Task to complete:
Write the data out again exactly, dropping any images it holds.

________

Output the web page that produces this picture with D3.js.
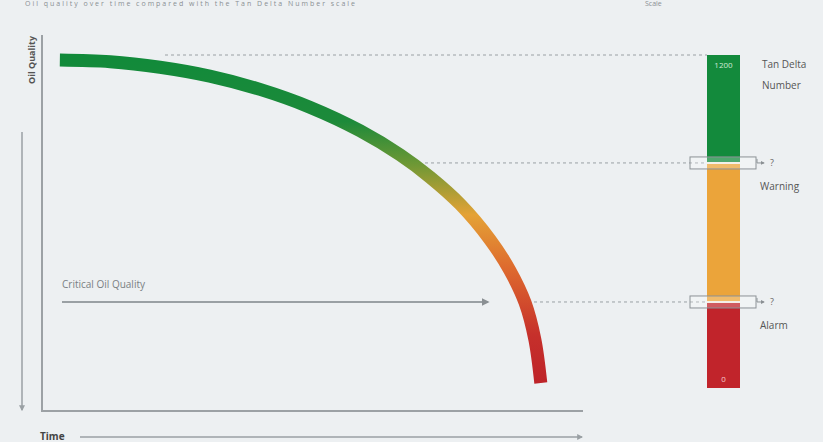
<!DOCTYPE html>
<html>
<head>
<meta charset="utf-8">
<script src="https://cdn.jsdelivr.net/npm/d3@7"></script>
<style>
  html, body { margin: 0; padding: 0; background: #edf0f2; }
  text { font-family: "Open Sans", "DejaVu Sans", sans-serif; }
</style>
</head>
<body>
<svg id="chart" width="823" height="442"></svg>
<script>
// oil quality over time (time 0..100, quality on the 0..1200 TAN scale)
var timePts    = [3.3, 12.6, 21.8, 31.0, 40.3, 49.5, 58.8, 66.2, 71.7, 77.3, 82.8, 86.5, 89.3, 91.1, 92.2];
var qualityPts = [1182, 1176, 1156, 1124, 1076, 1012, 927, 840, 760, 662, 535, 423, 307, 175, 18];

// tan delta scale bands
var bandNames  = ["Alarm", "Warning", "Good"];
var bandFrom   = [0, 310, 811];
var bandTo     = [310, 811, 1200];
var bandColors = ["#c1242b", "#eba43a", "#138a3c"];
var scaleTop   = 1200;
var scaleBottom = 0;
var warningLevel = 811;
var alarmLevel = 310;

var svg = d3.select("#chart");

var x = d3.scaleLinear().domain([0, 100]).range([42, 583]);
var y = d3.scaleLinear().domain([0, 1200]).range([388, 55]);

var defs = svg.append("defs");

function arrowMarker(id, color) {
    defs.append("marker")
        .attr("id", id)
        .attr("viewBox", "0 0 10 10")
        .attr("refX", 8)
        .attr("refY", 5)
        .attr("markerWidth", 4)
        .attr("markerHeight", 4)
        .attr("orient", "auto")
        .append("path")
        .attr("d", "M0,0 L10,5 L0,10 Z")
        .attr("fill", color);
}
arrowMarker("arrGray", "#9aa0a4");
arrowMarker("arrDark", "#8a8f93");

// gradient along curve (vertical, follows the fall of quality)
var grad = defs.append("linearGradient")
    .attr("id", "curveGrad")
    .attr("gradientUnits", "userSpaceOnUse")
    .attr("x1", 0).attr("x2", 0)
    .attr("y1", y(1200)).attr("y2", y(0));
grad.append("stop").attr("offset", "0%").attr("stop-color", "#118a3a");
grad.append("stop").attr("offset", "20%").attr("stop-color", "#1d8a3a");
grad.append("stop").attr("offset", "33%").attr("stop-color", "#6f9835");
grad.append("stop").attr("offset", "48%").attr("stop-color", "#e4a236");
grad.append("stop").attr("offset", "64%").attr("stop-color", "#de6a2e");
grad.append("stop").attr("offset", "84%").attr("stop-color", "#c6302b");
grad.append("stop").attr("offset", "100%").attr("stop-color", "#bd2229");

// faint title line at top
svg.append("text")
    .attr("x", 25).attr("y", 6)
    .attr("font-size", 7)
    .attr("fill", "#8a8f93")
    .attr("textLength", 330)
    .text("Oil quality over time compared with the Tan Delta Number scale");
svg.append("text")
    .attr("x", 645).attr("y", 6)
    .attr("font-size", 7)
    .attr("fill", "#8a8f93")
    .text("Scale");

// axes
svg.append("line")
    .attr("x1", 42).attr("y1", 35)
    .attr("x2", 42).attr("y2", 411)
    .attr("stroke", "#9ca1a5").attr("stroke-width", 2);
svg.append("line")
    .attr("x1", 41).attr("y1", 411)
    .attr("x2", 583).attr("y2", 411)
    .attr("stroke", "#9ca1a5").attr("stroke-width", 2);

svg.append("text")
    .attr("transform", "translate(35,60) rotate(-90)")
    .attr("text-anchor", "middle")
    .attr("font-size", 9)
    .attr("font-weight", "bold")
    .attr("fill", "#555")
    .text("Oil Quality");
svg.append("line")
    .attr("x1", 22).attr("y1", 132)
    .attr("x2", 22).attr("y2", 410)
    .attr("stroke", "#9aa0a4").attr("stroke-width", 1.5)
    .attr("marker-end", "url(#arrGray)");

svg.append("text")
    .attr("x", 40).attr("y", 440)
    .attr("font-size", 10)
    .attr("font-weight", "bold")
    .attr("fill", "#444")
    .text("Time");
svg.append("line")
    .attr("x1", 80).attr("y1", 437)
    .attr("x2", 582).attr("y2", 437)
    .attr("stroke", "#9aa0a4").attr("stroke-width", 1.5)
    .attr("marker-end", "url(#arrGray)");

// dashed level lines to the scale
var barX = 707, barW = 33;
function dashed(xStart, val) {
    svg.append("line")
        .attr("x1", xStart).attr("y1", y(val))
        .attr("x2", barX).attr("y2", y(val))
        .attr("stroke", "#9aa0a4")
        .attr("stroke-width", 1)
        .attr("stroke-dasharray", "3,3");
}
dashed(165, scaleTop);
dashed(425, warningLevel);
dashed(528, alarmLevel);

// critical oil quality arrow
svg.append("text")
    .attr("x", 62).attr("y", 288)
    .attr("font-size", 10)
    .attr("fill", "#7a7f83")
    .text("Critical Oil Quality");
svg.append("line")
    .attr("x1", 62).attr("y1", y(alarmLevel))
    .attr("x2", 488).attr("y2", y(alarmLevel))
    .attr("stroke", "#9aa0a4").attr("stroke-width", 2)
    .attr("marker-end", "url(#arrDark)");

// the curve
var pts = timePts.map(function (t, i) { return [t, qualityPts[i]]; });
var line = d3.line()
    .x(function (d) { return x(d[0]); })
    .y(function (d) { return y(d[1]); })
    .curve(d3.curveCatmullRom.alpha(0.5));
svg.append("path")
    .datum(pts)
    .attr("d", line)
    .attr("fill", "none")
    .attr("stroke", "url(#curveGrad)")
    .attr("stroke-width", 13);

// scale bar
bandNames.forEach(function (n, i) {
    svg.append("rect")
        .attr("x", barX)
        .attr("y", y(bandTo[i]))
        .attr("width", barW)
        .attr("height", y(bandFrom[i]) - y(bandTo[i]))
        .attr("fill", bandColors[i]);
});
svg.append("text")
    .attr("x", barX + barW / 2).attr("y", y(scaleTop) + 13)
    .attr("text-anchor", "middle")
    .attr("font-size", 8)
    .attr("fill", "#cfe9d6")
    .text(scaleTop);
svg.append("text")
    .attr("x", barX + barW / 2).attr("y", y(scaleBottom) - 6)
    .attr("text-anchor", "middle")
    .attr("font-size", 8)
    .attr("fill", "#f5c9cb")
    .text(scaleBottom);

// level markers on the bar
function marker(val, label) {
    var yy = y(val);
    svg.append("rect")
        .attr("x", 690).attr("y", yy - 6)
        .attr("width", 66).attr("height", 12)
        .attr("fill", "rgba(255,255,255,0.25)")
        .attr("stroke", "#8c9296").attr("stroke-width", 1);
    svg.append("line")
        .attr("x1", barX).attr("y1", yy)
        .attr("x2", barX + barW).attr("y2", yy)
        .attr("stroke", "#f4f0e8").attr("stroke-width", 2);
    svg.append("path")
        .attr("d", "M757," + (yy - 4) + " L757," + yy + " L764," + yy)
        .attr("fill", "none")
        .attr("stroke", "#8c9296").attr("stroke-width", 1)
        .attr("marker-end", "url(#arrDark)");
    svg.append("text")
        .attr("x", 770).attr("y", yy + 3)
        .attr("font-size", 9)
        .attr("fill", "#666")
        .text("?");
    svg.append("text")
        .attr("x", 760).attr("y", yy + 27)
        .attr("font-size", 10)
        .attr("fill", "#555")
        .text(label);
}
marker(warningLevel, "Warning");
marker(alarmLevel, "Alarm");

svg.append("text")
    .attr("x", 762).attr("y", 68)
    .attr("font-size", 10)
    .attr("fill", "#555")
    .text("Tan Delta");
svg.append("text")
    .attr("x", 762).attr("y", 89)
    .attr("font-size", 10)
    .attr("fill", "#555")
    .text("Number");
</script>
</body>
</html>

________

Exercise response:
Output the web page that produces this picture with D3.js.
<!DOCTYPE html>
<html>
<head>
<meta charset="utf-8">
<script src="https://cdn.jsdelivr.net/npm/d3@7"></script>
<style>
  html, body { margin: 0; padding: 0; background: #edf0f2; }
  text { font-family: "Open Sans", "DejaVu Sans", sans-serif; }
</style>
</head>
<body>
<svg id="chart" width="823" height="442"></svg>
<script>
// oil quality over time (time 0..100, quality on the 0..1200 TAN scale)
var timePts    = [3.3, 12.6, 21.8, 31.0, 40.3, 49.5, 58.8, 66.2, 71.7, 77.3, 82.8, 86.5, 89.3, 91.1, 92.2];
var qualityPts = [1182, 1176, 1156, 1124, 1076, 1012, 927, 840, 760, 662, 535, 423, 307, 175, 18];

// tan delta scale bands
var bandNames  = ["Alarm", "Warning", "Good"];
var bandFrom   = [0, 310, 811];
var bandTo     = [310, 811, 1200];
var bandColors = ["#c1242b", "#eba43a", "#138a3c"];
var scaleTop   = 1200;
var scaleBottom = 0;
var warningLevel = 811;
var alarmLevel = 310;

var svg = d3.select("#chart");

var x = d3.scaleLinear().domain([0, 100]).range([42, 583]);
var y = d3.scaleLinear().domain([0, 1200]).range([388, 55]);

var defs = svg.append("defs");

function arrowMarker(id, color) {
    defs.append("marker")
        .attr("id", id)
        .attr("viewBox", "0 0 10 10")
        .attr("refX", 8)
        .attr("refY", 5)
        .attr("markerWidth", 4)
        .attr("markerHeight", 4)
        .attr("orient", "auto")
        .append("path")
        .attr("d", "M0,0 L10,5 L0,10 Z")
        .attr("fill", color);
}
arrowMarker("arrGray", "#9aa0a4");
arrowMarker("arrDark", "#8a8f93");

// gradient along curve (vertical, follows the fall of quality)
var grad = defs.append("linearGradient")
    .attr("id", "curveGrad")
    .attr("gradientUnits", "userSpaceOnUse")
    .attr("x1", 0).attr("x2", 0)
    .attr("y1", y(1200)).attr("y2", y(0));
grad.append("stop").attr("offset", "0%").attr("stop-color", "#118a3a");
grad.append("stop").attr("offset", "20%").attr("stop-color", "#1d8a3a");
grad.append("stop").attr("offset", "33%").attr("stop-color", "#6f9835");
grad.append("stop").attr("offset", "48%").attr("stop-color", "#e4a236");
grad.append("stop").attr("offset", "64%").attr("stop-color", "#de6a2e");
grad.append("stop").attr("offset", "84%").attr("stop-color", "#c6302b");
grad.append("stop").attr("offset", "100%").attr("stop-color", "#bd2229");

// faint title line at top
svg.append("text")
    .attr("x", 25).attr("y", 6)
    .attr("font-size", 7)
    .attr("fill", "#8a8f93")
    .attr("textLength", 330)
    .text("Oil quality over time compared with the Tan Delta Number scale");
svg.append("text")
    .attr("x", 645).attr("y", 6)
    .attr("font-size", 7)
    .attr("fill", "#8a8f93")
    .text("Scale");

// axes
svg.append("line")
    .attr("x1", 42).attr("y1", 35)
    .attr("x2", 42).attr("y2", 411)
    .attr("stroke", "#9ca1a5").attr("stroke-width", 2);
svg.append("line")
    .attr("x1", 41).attr("y1", 411)
    .attr("x2", 583).attr("y2", 411)
    .attr("stroke", "#9ca1a5").attr("stroke-width", 2);

svg.append("text")
    .attr("transform", "translate(35,60) rotate(-90)")
    .attr("text-anchor", "middle")
    .attr("font-size", 9)
    .attr("font-weight", "bold")
    .attr("fill", "#555")
    .text("Oil Quality");
svg.append("line")
    .attr("x1", 22).attr("y1", 132)
    .attr("x2", 22).attr("y2", 410)
    .attr("stroke", "#9aa0a4").attr("stroke-width", 1.5)
    .attr("marker-end", "url(#arrGray)");

svg.append("text")
    .attr("x", 40).attr("y", 440)
    .attr("font-size", 10)
    .attr("font-weight", "bold")
    .attr("fill", "#444")
    .text("Time");
svg.append("line")
    .attr("x1", 80).attr("y1", 437)
    .attr("x2", 582).attr("y2", 437)
    .attr("stroke", "#9aa0a4").attr("stroke-width", 1.5)
    .attr("marker-end", "url(#arrGray)");

// dashed level lines to the scale
var barX = 707, barW = 33;
function dashed(xStart, val) {
    svg.append("line")
        .attr("x1", xStart).attr("y1", y(val))
        .attr("x2", barX).attr("y2", y(val))
        .attr("stroke", "#9aa0a4")
        .attr("stroke-width", 1)
        .attr("stroke-dasharray", "3,3");
}
dashed(165, scaleTop);
dashed(425, warningLevel);
dashed(528, alarmLevel);

// critical oil quality arrow
svg.append("text")
    .attr("x", 62).attr("y", 288)
    .attr("font-size", 10)
    .attr("fill", "#7a7f83")
    .text("Critical Oil Quality");
svg.append("line")
    .attr("x1", 62).attr("y1", y(alarmLevel))
    .attr("x2", 488).attr("y2", y(alarmLevel))
    .attr("stroke", "#9aa0a4").attr("stroke-width", 2)
    .attr("marker-end", "url(#arrDark)");

// the curve
var pts = timePts.map(function (t, i) { return [t, qualityPts[i]]; });
var line = d3.line()
    .x(function (d) { return x(d[0]); })
    .y(function (d) { return y(d[1]); })
    .curve(d3.curveCatmullRom.alpha(0.5));
svg.append("path")
    .datum(pts)
    .attr("d", line)
    .attr("fill", "none")
    .attr("stroke", "url(#curveGrad)")
    .attr("stroke-width", 13);

// scale bar
bandNames.forEach(function (n, i) {
    svg.append("rect")
        .attr("x", barX)
        .attr("y", y(bandTo[i]))
        .attr("width", barW)
        .attr("height", y(bandFrom[i]) - y(bandTo[i]))
        .attr("fill", bandColors[i]);
});
svg.append("text")
    .attr("x", barX + barW / 2).attr("y", y(scaleTop) + 13)
    .attr("text-anchor", "middle")
    .attr("font-size", 8)
    .attr("fill", "#cfe9d6")
    .text(scaleTop);
svg.append("text")
    .attr("x", barX + barW / 2).attr("y", y(scaleBottom) - 6)
    .attr("text-anchor", "middle")
    .attr("font-size", 8)
    .attr("fill", "#f5c9cb")
    .text(scaleBottom);

// level markers on the bar
function marker(val, label) {
    var yy = y(val);
    svg.append("rect")
        .attr("x", 690).attr("y", yy - 6)
        .attr("width", 66).attr("height", 12)
        .attr("fill", "rgba(255,255,255,0.25)")
        .attr("stroke", "#8c9296").attr("stroke-width", 1);
    svg.append("line")
        .attr("x1", barX).attr("y1", yy)
        .attr("x2", barX + barW).attr("y2", yy)
        .attr("stroke", "#f4f0e8").attr("stroke-width", 2);
    svg.append("path")
        .attr("d", "M757," + (yy - 4) + " L757," + yy + " L764," + yy)
        .attr("fill", "none")
        .attr("stroke", "#8c9296").attr("stroke-width", 1)
        .attr("marker-end", "url(#arrDark)");
    svg.append("text")
        .attr("x", 770).attr("y", yy + 3)
        .attr("font-size", 9)
        .attr("fill", "#666")
        .text("?");
    svg.append("text")
        .attr("x", 760).attr("y", yy + 27)
        .attr("font-size", 10)
        .attr("fill", "#555")
        .text(label);
}
marker(warningLevel, "Warning");
marker(alarmLevel, "Alarm");

svg.append("text")
    .attr("x", 762).attr("y", 68)
    .attr("font-size", 10)
    .attr("fill", "#555")
    .text("Tan Delta");
svg.append("text")
    .attr("x", 762).attr("y", 89)
    .attr("font-size", 10)
    .attr("fill", "#555")
    .text("Number");
</script>
</body>
</html>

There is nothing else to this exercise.